Initial learning rate stuck in v2 #2232

Closed thegooby closed 5 months ago

thegooby commented 5 months ago

Hello, I've recently encountered a problem. When I run something such as nnUNetv2_train 403 3d_fullres all --npz , the initial current learning rate that displays no longer matches what I have in .../nnUNet/nnunetv2/training/nnUNetTrainernnUNetTrainer.py . Just a few days ago, I was having no issues modifying self.initial_lr. However, now it is stuck at 1e-2 no matter what I set the value as. I've tried deleting the pycache folder in the folder that holds the trainer. I have not updated any packages. I have tried closing and reopening the terminal after changing the self.initial_lr, restarting the computer, etc. None of these have fixes the problem, and this is the first time I've run into this issue with v2. The problem persists when using datasets numbered above 500.
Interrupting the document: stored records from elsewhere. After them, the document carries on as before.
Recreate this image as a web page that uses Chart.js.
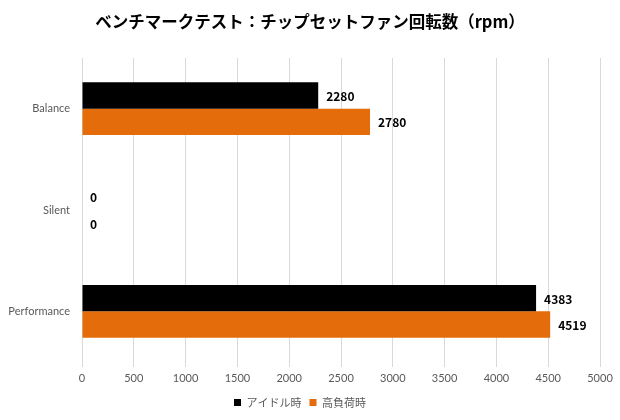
<!DOCTYPE html>
<html>
<head>
<meta charset="utf-8">
<script src="https://cdn.jsdelivr.net/npm/chart.js@4"></script>
<style>
  html, body { margin: 0; padding: 0; background: #fff; }
</style>
</head>
<body>
<canvas id="chart" width="620" height="420"></canvas>
<script>
const categories = ["Balance", "Silent", "Performance"];
const idleValues = [2280, 0, 4383];
const loadValues = [2780, 0, 4519];
const seriesNames = ["アイドル時", "高負荷時"];
const titleText = "ベンチマークテスト：チップセットファン回転数（rpm）";

const jpFont = "'Noto Sans CJK JP', 'Noto Sans', sans-serif";
const latinFont = "Lato, 'Noto Sans', sans-serif";

// value next to each bar end, and the title centred on the whole canvas
const extras = {
  id: "extras",
  afterDatasetsDraw(chart) {
    const ctx = chart.ctx;
    ctx.save();
    ctx.font = "bold 12px " + jpFont;
    ctx.fillStyle = "#000";
    ctx.textAlign = "left";
    ctx.textBaseline = "middle";
    chart.data.datasets.forEach((ds, i) => {
      chart.getDatasetMeta(i).data.forEach((bar, j) => {
        ctx.fillText(String(ds.data[j]), bar.x + 8, bar.y + 1);
      });
    });
    ctx.font = "bold 16.5px " + jpFont;
    ctx.textAlign = "center";
    ctx.fillText(titleText, chart.width / 2, 22);
    ctx.restore();
  }
};

new Chart(document.getElementById("chart"), {
  type: "bar",
  data: {
    labels: categories,
    datasets: [
      { label: seriesNames[0], data: idleValues, backgroundColor: "#000000" },
      { label: seriesNames[1], data: loadValues, backgroundColor: "#e46c0a" }
    ]
  },
  options: {
    indexAxis: "y",
    responsive: false,
    animation: false,
    devicePixelRatio: 1,
    layout: { padding: { left: 0, right: 20, top: 58, bottom: 2 } },
    datasets: { bar: { barPercentage: 1, categoryPercentage: 0.52 } },
    scales: {
      x: {
        min: 0,
        max: 5000,
        ticks: {
          stepSize: 500,
          color: "#595959",
          font: { size: 11, family: latinFont },
          padding: 5,
          maxRotation: 0,
          callback: v => String(v)
        },
        grid: { color: "#d9d9d9", tickLength: 5 },
        border: { display: false },
        afterFit(scale) { scale.height = 27; }
      },
      y: {
        ticks: { color: "#595959", font: { size: 11, family: latinFont }, padding: 12 },
        grid: { display: false, drawTicks: false },
        border: { display: false },
        afterFit(scale) { scale.width = 82; }
      }
    },
    plugins: {
      title: { display: false },
      legend: {
        position: "bottom",
        labels: {
          boxWidth: 7,
          boxHeight: 7,
          color: "#595959",
          font: { size: 11, family: jpFont },
          padding: 8
        }
      },
      tooltip: { enabled: false }
    }
  },
  plugins: [extras]
});
</script>
</body>
</html>
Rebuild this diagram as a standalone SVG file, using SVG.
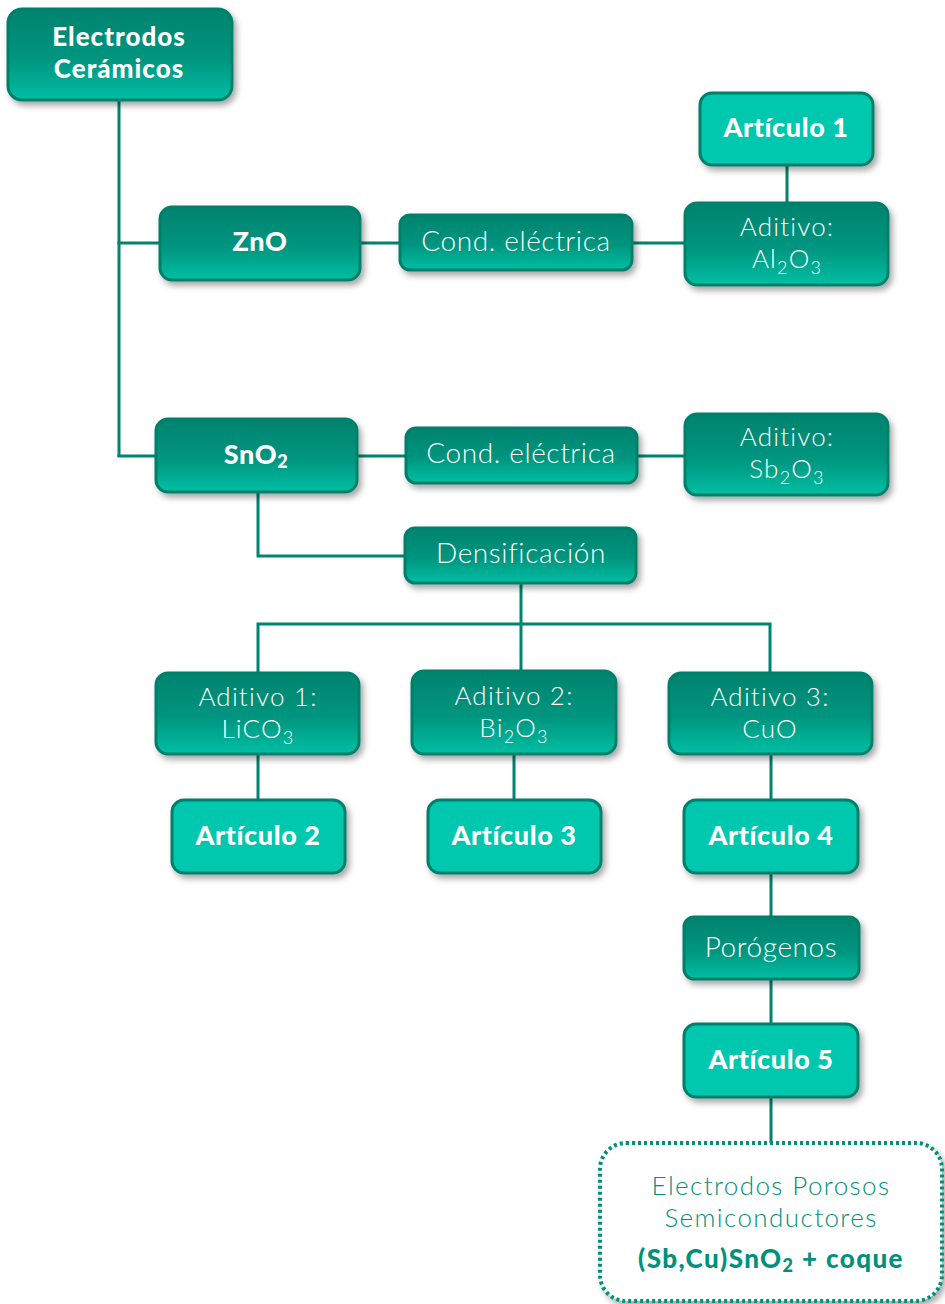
<svg xmlns="http://www.w3.org/2000/svg" width="945" height="1304" viewBox="0 0 945 1304">
<defs>
<linearGradient id="gd" x1="0" y1="0" x2="0" y2="1">
<stop offset="0" stop-color="#00836f"/>
<stop offset="0.55" stop-color="#00957f"/>
<stop offset="1" stop-color="#00bfa3"/>
</linearGradient>
<filter id="sh" x="-10%" y="-10%" width="130%" height="140%">
<feDropShadow dx="3" dy="4" stdDeviation="3" flood-color="#000" flood-opacity="0.35"/>
</filter>
</defs>
<style>
.d{fill:url(#gd);stroke:#00806b;stroke-width:3;filter:url(#sh)}
.l{fill:#00c8ae;stroke:#00806b;stroke-width:3;filter:url(#sh)}
.b{font-family:Lato,"Open Sans","Liberation Sans",sans-serif;font-weight:900;fill:#fff;text-anchor:middle;font-size:27px;letter-spacing:0.6px}
.b2{font-size:26px;letter-spacing:1px}
.t{font-family:Lato,"Open Sans","Liberation Sans",sans-serif;font-weight:300;fill:#fff;text-anchor:middle;font-size:28px;letter-spacing:0.6px}
.t2{font-size:26px;letter-spacing:1.2px}
.c line,.c polyline{stroke:#00836f;stroke-width:3;fill:none}
.s{font-size:18px}
.f{font-family:Lato,"Open Sans","Liberation Sans",sans-serif;fill:#00917c;text-anchor:middle;font-size:26px;letter-spacing:1.4px}
</style>
<rect width="945" height="1304" fill="#fff"/>
<g class="c">
<line x1="119" y1="100" x2="119" y2="457"/>
<line x1="117.5" y1="243" x2="160" y2="243"/>
<line x1="117.5" y1="456" x2="156" y2="456"/>
<line x1="360" y1="243" x2="400" y2="243"/>
<line x1="632" y1="243" x2="685" y2="243"/>
<line x1="787" y1="165" x2="787" y2="203"/>
<line x1="357" y1="456" x2="406" y2="456"/>
<line x1="637" y1="456" x2="685" y2="456"/>
<polyline points="258,492 258,556 405,556"/>
<line x1="521" y1="583" x2="521" y2="671"/>
<polyline points="258,673 258,624 770,624 770,673"/>
<line x1="258" y1="754" x2="258" y2="800"/>
<line x1="514" y1="754" x2="514" y2="800"/>
<line x1="771" y1="754" x2="771" y2="800"/>
<line x1="771" y1="873" x2="771" y2="917"/>
<line x1="771" y1="979" x2="771" y2="1024"/>
<line x1="771" y1="1097" x2="771" y2="1143"/>
</g>
<g id="electrodos-ceramicos">
<rect class="d" x="8" y="9" width="224" height="91" rx="14"/>
<text class="b b2" x="119" y="46">Electrodos<tspan x="119" y="78">Cerámicos</tspan></text>
</g>
<g id="zno">
<rect class="d" x="160" y="207" width="200" height="73" rx="12"/>
<text class="b" x="260" y="251">ZnO</text>
</g>
<g id="cond1">
<rect class="d" x="400" y="215" width="232" height="55" rx="10"/>
<text class="t" x="516" y="251">Cond. eléctrica</text>
</g>
<g id="articulo1">
<rect class="l" x="700" y="93" width="173" height="72" rx="12"/>
<text class="b" x="786" y="137">Artículo 1</text>
</g>
<g id="aditivo-al2o3">
<rect class="d" x="685" y="203" width="203" height="82" rx="12"/>
<text class="t t2" x="787" y="236">Aditivo:<tspan x="787" y="268">Al</tspan><tspan class="s" dy="6">2</tspan><tspan dy="-6">O</tspan><tspan class="s" dy="6">3</tspan></text>
</g>
<g id="sno2">
<rect class="d" x="156" y="419" width="201" height="73" rx="12"/>
<text class="b" x="256" y="464">SnO<tspan class="s" dy="4">2</tspan></text>
</g>
<g id="cond2">
<rect class="d" x="406" y="428" width="231" height="55" rx="10"/>
<text class="t" x="521" y="463">Cond. eléctrica</text>
</g>
<g id="aditivo-sb2o3">
<rect class="d" x="685" y="414" width="203" height="81" rx="12"/>
<text class="t t2" x="787" y="446">Aditivo:<tspan x="787" y="478">Sb</tspan><tspan class="s" dy="6">2</tspan><tspan dy="-6">O</tspan><tspan class="s" dy="6">3</tspan></text>
</g>
<g id="densificacion">
<rect class="d" x="405" y="528" width="231" height="55" rx="10"/>
<text class="t" x="521" y="563">Densificación</text>
</g>
<g id="aditivo1">
<rect class="d" x="156" y="673" width="203" height="81" rx="12"/>
<text class="t t2" x="258" y="706">Aditivo 1:<tspan x="258" y="738">LiCO</tspan><tspan class="s" dy="6">3</tspan></text>
</g>
<g id="aditivo2">
<rect class="d" x="412" y="671" width="204" height="83" rx="12"/>
<text class="t t2" x="514" y="705">Aditivo 2:<tspan x="514" y="737">Bi</tspan><tspan class="s" dy="6">2</tspan><tspan dy="-6">O</tspan><tspan class="s" dy="6">3</tspan></text>
</g>
<g id="aditivo3">
<rect class="d" x="669" y="673" width="203" height="81" rx="12"/>
<text class="t t2" x="770" y="706">Aditivo 3:<tspan x="770" y="738">CuO</tspan></text>
</g>
<g id="articulo2">
<rect class="l" x="172" y="800" width="173" height="73" rx="12"/>
<text class="b" x="258" y="845">Artículo 2</text>
</g>
<g id="articulo3">
<rect class="l" x="428" y="800" width="173" height="73" rx="12"/>
<text class="b" x="514" y="845">Artículo 3</text>
</g>
<g id="articulo4">
<rect class="l" x="684" y="800" width="174" height="73" rx="12"/>
<text class="b" x="771" y="845">Artículo 4</text>
</g>
<g id="porogenos">
<rect class="d" x="684" y="917" width="175" height="62" rx="10"/>
<text class="t" x="771" y="957">Porógenos</text>
</g>
<g id="articulo5">
<rect class="l" x="684" y="1024" width="174" height="73" rx="12"/>
<text class="b" x="771" y="1069">Artículo 5</text>
</g>
<g id="electrodos-porosos">
<rect x="600" y="1143" width="342" height="158" rx="26" fill="#fff" stroke="#00917c" stroke-width="4" stroke-dasharray="3 3" filter="url(#sh)"/>
<text class="f" x="771" y="1195" font-weight="300">Electrodos Porosos<tspan x="771" y="1227">Semiconductores</tspan></text>
<text class="f" x="771" y="1268" font-weight="900" font-size="27" letter-spacing="0.8">(Sb,Cu)SnO<tspan class="s" dy="4">2</tspan><tspan dy="-4"> + coque</tspan></text>
</g>
</svg>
I'm not sure if this is a recent issue, but I get this warning on executing that line

.../anaconda3/lib/python3.11/site-packages/torch/optim/lr_scheduler.py:28: UserWarning: The verbose parameter is deprecated. Please use get_last_lr() to access the learning rate.
  warnings.warn("The verbose parameter is deprecated. Please use get_last_lr() "
FabianIsensee commented 5 months ago

Hey, I just verified with nnUNetTrainerVanillaAdam3en4 https://github.com/MIC-DKFZ/nnUNet/blob/d12a0c1c02c18b23918fe3d0cf94f56086ef3e85/nnunetv2/training/nnUNetTrainer/variants/optimizer/nnUNetTrainerAdam.py#L38 that changing the initial learning rate still works. There is no reason why it shouldn't. Please make sure to set your initial lr AFTER calling super().__init__(...)! Best, Fabian

thegooby commented 5 months ago

Thank you for looking into this. In April, I added export PATH=~/anaconda3/bin:$PATH to the end of my bashrc for another project. I'm not sure why it took so long for the changes to take place, but it works properly now with that line commented out.